Request —
Indicate only the number of lines in the listing below in which the word "that" appears.

Figure scripts:
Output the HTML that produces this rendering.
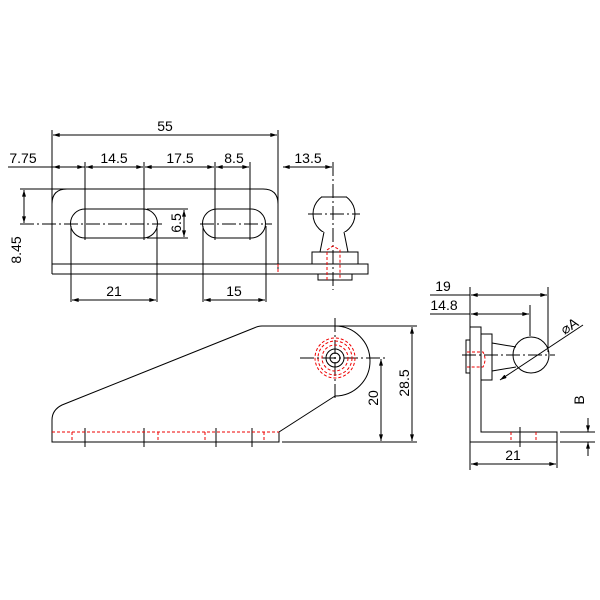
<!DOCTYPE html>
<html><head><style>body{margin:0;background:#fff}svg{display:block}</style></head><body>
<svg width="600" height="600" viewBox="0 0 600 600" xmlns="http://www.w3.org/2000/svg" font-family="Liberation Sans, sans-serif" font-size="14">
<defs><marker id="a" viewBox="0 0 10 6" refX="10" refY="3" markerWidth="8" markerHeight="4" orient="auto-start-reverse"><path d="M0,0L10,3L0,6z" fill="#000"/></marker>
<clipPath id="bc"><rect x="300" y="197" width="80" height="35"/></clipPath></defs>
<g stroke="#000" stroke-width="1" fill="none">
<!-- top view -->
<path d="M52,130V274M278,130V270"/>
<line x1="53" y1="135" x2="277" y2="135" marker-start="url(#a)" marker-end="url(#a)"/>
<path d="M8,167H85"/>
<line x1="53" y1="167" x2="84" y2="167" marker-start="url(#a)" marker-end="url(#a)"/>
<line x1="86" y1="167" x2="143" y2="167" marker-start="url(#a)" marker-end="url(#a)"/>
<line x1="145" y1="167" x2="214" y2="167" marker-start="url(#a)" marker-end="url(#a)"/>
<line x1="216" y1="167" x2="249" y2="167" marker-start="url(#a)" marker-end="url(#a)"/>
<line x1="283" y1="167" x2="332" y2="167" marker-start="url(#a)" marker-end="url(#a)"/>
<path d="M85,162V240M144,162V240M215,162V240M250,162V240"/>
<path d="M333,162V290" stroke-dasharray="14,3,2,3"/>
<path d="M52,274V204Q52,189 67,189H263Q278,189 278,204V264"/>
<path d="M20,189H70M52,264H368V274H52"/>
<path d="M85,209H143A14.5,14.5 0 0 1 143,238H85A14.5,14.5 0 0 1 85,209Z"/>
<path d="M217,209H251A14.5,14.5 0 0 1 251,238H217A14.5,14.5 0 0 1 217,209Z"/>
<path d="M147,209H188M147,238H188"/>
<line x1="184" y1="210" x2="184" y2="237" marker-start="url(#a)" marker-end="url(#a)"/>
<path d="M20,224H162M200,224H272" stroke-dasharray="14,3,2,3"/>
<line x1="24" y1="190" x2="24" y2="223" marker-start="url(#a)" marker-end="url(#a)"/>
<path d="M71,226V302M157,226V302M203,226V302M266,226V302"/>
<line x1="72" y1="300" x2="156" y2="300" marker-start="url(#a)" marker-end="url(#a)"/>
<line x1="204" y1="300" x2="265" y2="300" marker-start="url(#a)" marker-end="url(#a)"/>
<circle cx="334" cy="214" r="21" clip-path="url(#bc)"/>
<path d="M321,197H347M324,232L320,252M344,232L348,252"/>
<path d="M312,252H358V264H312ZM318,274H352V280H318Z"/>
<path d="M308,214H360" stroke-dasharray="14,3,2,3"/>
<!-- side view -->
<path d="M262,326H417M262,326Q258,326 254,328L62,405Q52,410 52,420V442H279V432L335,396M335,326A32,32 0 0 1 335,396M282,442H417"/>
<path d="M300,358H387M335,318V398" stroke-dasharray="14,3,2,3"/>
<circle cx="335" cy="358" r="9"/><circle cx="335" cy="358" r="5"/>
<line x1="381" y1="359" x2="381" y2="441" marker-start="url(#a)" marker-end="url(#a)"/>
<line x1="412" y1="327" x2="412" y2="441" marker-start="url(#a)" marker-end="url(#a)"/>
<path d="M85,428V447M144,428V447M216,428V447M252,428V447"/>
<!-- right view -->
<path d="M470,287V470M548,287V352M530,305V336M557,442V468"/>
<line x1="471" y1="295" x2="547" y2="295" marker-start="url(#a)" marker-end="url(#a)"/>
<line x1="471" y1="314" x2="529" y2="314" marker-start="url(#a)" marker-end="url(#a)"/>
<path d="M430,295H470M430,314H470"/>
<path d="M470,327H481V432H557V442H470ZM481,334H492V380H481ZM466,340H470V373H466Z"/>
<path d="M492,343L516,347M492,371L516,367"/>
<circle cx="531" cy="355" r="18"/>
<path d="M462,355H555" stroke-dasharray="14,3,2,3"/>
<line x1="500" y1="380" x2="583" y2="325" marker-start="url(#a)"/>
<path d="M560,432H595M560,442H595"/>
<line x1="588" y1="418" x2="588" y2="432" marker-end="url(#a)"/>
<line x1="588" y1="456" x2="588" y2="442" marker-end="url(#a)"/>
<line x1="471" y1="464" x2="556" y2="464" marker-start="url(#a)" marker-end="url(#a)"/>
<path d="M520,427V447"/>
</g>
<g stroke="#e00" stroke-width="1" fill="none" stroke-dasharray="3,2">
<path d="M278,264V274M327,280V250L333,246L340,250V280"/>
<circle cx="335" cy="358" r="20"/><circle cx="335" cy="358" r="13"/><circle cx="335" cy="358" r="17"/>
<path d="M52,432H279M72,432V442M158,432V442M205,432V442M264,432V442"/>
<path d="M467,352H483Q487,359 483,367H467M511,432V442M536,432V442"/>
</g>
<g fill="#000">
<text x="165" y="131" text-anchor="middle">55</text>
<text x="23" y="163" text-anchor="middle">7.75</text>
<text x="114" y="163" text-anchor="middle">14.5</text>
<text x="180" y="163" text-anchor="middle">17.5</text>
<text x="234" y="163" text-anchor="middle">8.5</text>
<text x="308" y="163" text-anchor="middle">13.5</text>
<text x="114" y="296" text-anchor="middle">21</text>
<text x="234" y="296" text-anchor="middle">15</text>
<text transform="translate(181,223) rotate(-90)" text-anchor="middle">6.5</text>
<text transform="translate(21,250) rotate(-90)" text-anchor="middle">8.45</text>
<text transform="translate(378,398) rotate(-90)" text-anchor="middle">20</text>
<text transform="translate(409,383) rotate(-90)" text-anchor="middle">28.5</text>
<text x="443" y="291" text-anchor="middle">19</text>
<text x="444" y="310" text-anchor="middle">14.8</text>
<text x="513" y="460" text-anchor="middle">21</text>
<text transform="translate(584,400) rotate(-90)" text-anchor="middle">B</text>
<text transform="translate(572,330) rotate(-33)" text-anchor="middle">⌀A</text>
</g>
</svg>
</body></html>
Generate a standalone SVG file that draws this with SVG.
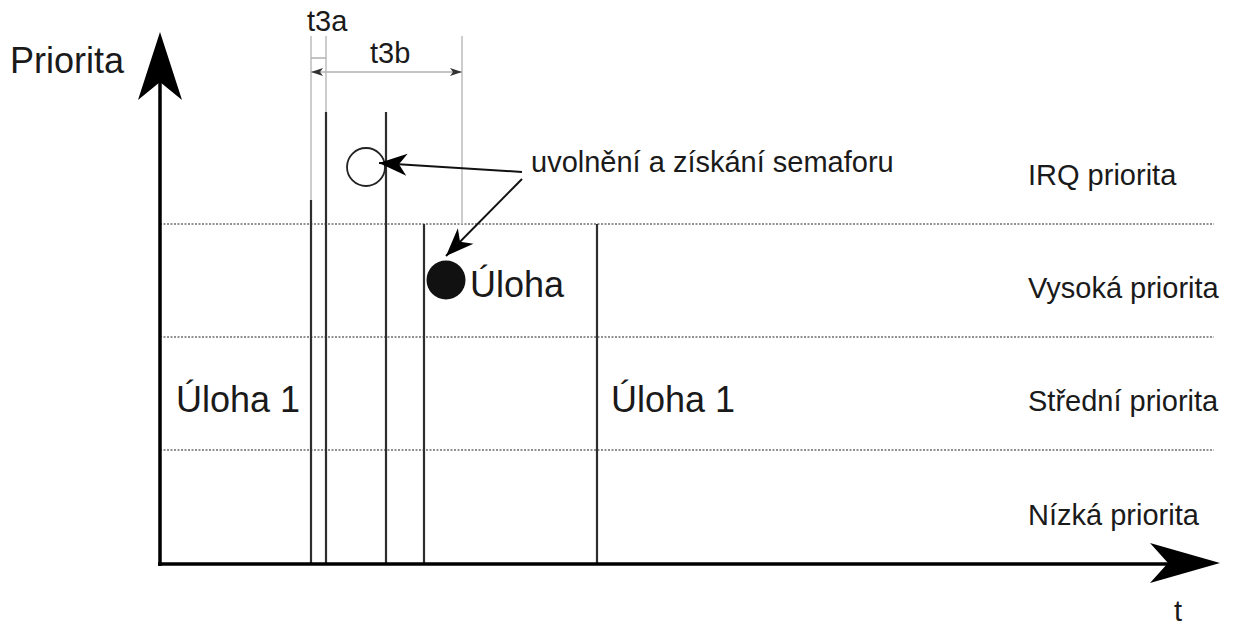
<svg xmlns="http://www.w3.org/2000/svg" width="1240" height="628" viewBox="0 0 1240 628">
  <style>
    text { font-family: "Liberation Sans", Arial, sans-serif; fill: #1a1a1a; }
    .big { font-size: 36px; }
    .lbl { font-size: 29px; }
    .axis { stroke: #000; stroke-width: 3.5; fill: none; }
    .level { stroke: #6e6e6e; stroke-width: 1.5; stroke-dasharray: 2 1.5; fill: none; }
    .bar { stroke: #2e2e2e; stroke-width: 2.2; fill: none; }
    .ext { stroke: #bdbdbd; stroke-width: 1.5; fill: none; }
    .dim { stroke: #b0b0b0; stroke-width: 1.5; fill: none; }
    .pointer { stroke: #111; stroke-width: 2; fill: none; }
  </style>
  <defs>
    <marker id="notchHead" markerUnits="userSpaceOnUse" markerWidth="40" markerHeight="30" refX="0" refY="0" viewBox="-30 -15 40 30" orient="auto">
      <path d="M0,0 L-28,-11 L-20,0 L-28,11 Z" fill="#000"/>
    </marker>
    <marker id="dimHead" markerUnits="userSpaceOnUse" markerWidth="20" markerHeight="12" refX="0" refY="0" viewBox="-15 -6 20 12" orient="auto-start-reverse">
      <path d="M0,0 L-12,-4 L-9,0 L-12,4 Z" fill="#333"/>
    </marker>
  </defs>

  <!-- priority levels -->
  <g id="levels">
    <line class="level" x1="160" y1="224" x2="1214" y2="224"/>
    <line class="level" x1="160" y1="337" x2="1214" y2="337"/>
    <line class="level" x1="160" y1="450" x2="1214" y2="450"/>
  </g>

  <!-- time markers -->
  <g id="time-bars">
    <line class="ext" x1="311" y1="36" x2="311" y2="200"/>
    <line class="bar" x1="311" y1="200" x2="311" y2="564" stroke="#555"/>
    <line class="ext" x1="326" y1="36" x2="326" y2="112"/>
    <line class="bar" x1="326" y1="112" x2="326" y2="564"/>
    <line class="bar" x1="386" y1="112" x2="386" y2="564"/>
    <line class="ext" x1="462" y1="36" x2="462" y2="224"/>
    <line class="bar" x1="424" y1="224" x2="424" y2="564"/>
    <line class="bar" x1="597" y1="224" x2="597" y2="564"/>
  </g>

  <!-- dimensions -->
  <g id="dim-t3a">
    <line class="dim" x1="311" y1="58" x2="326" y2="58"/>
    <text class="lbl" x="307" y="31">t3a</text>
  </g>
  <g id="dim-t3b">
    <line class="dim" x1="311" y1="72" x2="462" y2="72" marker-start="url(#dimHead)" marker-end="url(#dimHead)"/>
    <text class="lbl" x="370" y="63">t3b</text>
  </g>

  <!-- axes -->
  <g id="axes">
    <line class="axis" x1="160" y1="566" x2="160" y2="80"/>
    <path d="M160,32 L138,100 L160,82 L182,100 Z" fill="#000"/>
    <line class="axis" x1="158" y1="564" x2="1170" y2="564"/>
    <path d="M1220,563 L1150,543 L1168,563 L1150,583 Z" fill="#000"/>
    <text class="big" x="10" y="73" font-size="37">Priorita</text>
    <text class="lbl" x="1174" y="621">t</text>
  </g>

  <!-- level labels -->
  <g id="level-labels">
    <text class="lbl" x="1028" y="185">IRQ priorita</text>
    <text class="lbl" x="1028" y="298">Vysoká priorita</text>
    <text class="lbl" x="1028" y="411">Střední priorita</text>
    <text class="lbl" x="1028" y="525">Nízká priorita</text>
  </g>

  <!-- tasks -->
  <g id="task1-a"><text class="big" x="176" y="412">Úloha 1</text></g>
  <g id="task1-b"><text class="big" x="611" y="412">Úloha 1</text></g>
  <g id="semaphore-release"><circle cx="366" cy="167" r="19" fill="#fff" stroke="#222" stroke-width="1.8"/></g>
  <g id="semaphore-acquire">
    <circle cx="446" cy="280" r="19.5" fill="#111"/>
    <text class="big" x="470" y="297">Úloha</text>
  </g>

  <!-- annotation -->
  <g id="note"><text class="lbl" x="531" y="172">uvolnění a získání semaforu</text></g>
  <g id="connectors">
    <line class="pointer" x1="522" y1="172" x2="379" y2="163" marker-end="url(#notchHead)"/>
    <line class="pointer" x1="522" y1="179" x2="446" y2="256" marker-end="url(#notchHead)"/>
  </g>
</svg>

Solution for this problem —
2